Many Madoff survivors contacted by the Forward said that they try not to think too much about Madoff, even going so far as to try to erase his name from their vocabularies. Shunning or blotting out someone’s name is a powerful concept in many cultures. Jews, for one, are commanded by the Torah to “blot out the memory of Amalek from under heaven.” The Amalekites were a people who singled out for attack the “hindmost, all that were feeble” among the Israelites wandering in the Sinai desert.
Nancy Falchuk, national president of Hadassah, said her organization takes that approach. Hadassah lost $90 million with Madoff.
“We don’t mention his name anymore. It’s as if he doesn’t exist. We like to forget these people exist and move on,” she said.
For some, Madoff’s punishment is beside the point. Richard Sonking, a retired small-business owner who divides his time between New Hampshire and New York, said he’s more concerned about justice for the victims.

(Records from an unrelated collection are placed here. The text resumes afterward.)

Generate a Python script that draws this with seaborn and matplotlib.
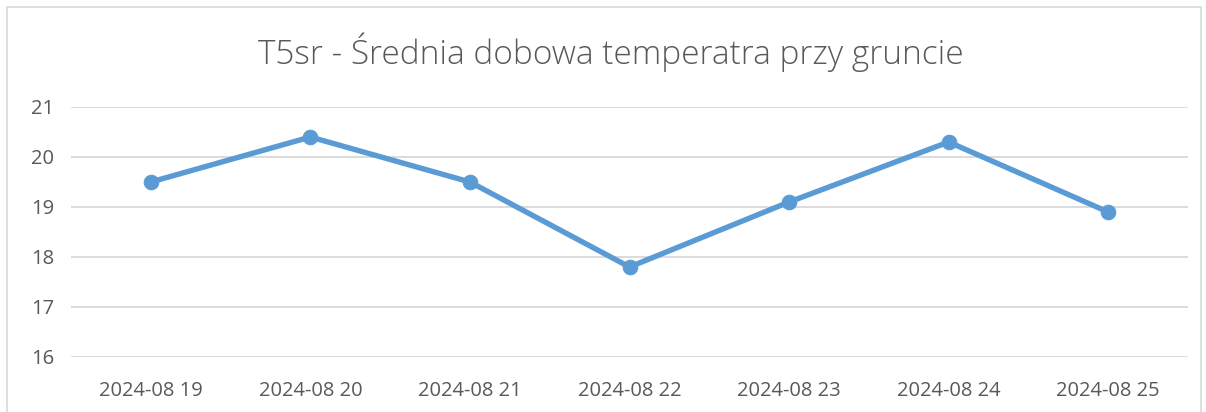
import matplotlib
matplotlib.use("Agg")
import matplotlib.pyplot as plt
import seaborn as sns
import pandas as pd
from matplotlib.patches import Rectangle

dates = ["2024-08 19", "2024-08 20", "2024-08 21", "2024-08 22",
         "2024-08 23", "2024-08 24", "2024-08 25"]
values = [19.5, 20.4, 19.5, 17.8, 19.1, 20.3, 18.9]
yticks = [16, 17, 18, 19, 20, 21]
title = "T5sr - Średnia dobowa temperatra przy gruncie"

sns.set_theme(style="white")
plt.rcParams['font.family'] = ['Open Sans', 'DejaVu Sans']

W, H = 1206, 412
fig = plt.figure(figsize=(W / 100, H / 100), dpi=100)
ax = fig.add_axes([71 / W, 1 - 357 / H, (1188 - 71) / W, 250 / H])

df = pd.DataFrame({"date": dates, "value": values})
df["pos"] = range(len(dates))
sns.lineplot(data=df, x="pos", y="value", ax=ax, color="#5B9BD5",
             linewidth=3.9, marker="o", markersize=10.5,
             markeredgecolor="#5B9BD5", sort=False)

ax.set_xlim(-0.5, len(dates) - 0.5)
ax.set_ylim(16, 21)
ax.set_yticks(yticks)
ax.set_yticklabels([str(t) for t in yticks])
ax.set_xticks(range(len(dates)))
ax.set_xticklabels(dates)
ax.set_xlabel("")
ax.set_ylabel("")
ax.grid(axis="y", color="#D9D9D9", linewidth=1.3)
ax.set_axisbelow(True)
for s in ax.spines.values():
    s.set_visible(False)
ax.tick_params(axis="both", length=0, labelsize=14.5, colors="#595959")
ax.tick_params(axis="x", pad=17)
ax.tick_params(axis="y", pad=12)

fig.text(611 / W, 1 - 52 / H, title, ha="center", va="center",
         fontsize=24, color="#595959", fontweight="light")

fig.patches.append(Rectangle((7 / W, -0.05), (1201 - 7) / W, 1 - 7 / H + 0.05,
                             transform=fig.transFigure, fill=False,
                             edgecolor="#D9D9D9", linewidth=1.2))

fig.savefig("out.png", dpi=100)
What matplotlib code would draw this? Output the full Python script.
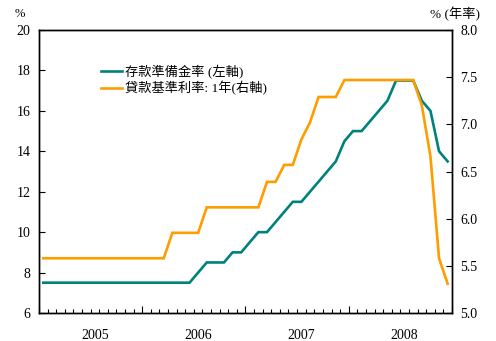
import matplotlib
matplotlib.use("Agg")
import matplotlib.pyplot as plt
import numpy as np
from matplotlib.ticker import FixedLocator, NullFormatter

plt.rcParams['font.family'] = ['Liberation Serif', 'Noto Sans CJK TC', 'DejaVu Sans']

years = ['2005', '2006', '2007', '2008']
# Monthly values, Jan 2005 - Dec 2008
rrr = [7.5] * 18 + [8.0, 8.5, 8.5, 8.5, 9.0, 9.0,
                    9.5, 10.0, 10.0, 10.5, 11.0, 11.5, 11.5, 12.0, 12.5, 13.0, 13.5, 14.5,
                    15.0, 15.0, 15.5, 16.0, 16.5, 17.5, 17.5, 17.5, 16.5, 16.0, 14.0, 13.5]
lending = [5.58] * 15 + [5.85] * 4 + [6.12] * 7 + [6.39, 6.39, 6.57, 6.57, 6.84, 7.02,
                                                   7.29, 7.29, 7.29] + [7.47] * 9 + [7.20, 6.66, 5.58, 5.31]

label_rrr = '存款準備金率 (左軸)'
label_lend = '貸款基準利率: 1年(右軸)'

teal = '#00827C'
orange = '#FF9C00'

fig = plt.figure(figsize=(4.96, 3.41), dpi=100)
ax = fig.add_axes([0.0786, 0.0821, 0.8326, 0.8299])
ax2 = ax.twinx()

x = np.arange(len(rrr))
l1, = ax.plot(x, rrr, color=teal, lw=1.9, solid_joinstyle='miter', zorder=3)
l2, = ax2.plot(x, lending, color=orange, lw=1.9, solid_joinstyle='miter', zorder=2)

n = len(rrr)
ax.set_xlim(-0.5, n - 0.5)
ax.set_ylim(6, 20)
ax2.set_ylim(5.0, 8.0)
ax.set_yticks(np.arange(6, 21, 2))
ax2.set_yticks(np.arange(5.0, 8.01, 0.5))
ax2.set_yticklabels([f'{v:.1f}' for v in np.arange(5.0, 8.01, 0.5)])

ax.xaxis.set_major_locator(FixedLocator(np.arange(-0.5, n, 12)))
ax.xaxis.set_minor_locator(FixedLocator(np.arange(-0.5, n, 1)))
ax.xaxis.set_major_formatter(NullFormatter())
ax.tick_params(axis='x', which='major', direction='in', length=5, width=0.8)
ax.tick_params(axis='x', which='minor', direction='in', length=3, width=0.8)
ax.tick_params(axis='y', direction='in', length=4, width=0.8, labelsize=10, pad=6)
ax2.tick_params(axis='y', direction='in', length=4, width=0.8, labelsize=10, pad=6)

for i, yr in enumerate(years):
    ax.text(6 + 12 * i, -0.055, yr, transform=ax.get_xaxis_transform(),
            ha='center', va='top', fontsize=10)

for a in (ax, ax2):
    for s in a.spines.values():
        s.set_linewidth(1.0)

fig.text(0.04, 0.958, '%', fontsize=9, ha='center', va='center')
fig.text(0.917, 0.958, '% (年率)', fontsize=9.5, ha='center', va='center')

ax.legend([l1, l2], [label_rrr, label_lend], loc='upper left',
          bbox_to_anchor=(0.135, 0.9), frameon=False, fontsize=9.5,
          handlelength=1.6, handletextpad=0.2, labelspacing=0.15, borderpad=0)

fig.savefig('out.png', dpi=100)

Specifically, he wants the Securities Investor Protection Corporation, a federally mandated agency that insures investors against fraud committed by brokerage firms, to pay the maximum insured amount to Madoff clients.
“They need to step up to the plate and insure investors for the full amount of $500,000,” Sonking said. “Whether he goes to prison for 10 years or 50 years isn’t going to change my life… but if they paid out the maximum amount, the victims would feel better and they would be in a better place to help their lives go forward.”
Most survivors said that Madoff, at the very least, should have to return the money he took — and they believe that Madoff’s wife, Ruth, should not be allowed to keep the $62 million her lawyers claim is rightfully hers.
“I can’t believe someone would have the chutzpah to go into court and demand that,” Ross said.
Prosecutors seem inclined to aggressively pursue Madoff’s assets: On March 10, Lev L. Dassin, of the United States attorney’s office for the Southern District of New York, said the government intends to seek at least $170 billion in forfeited assets from Madoff.
In addition to reparations, many victims want full disclosure.
“I want to know the details — how did he do this, who was involved, how did he get away with it, how can we prevent this in the future,” said Robert Chew, a marketing consultant and writer who lives in Montrose, Colo. He and his wife are trying to sell both their homes after losing $1.2 million; his mother-in-law, whose savings were entirely invested with Madoff, has been forced to leave her assisted-living center, go on Medicaid and move to a nursing home.
Chew says it will take more than punishment to provide justice for Madoff’s wrongdoings: He wants regulatory reform to prevent future con men from doing to others what Madoff did to him.
“Business as usual is not good enough,” Chew said.
Lana Gersten contributed to this report.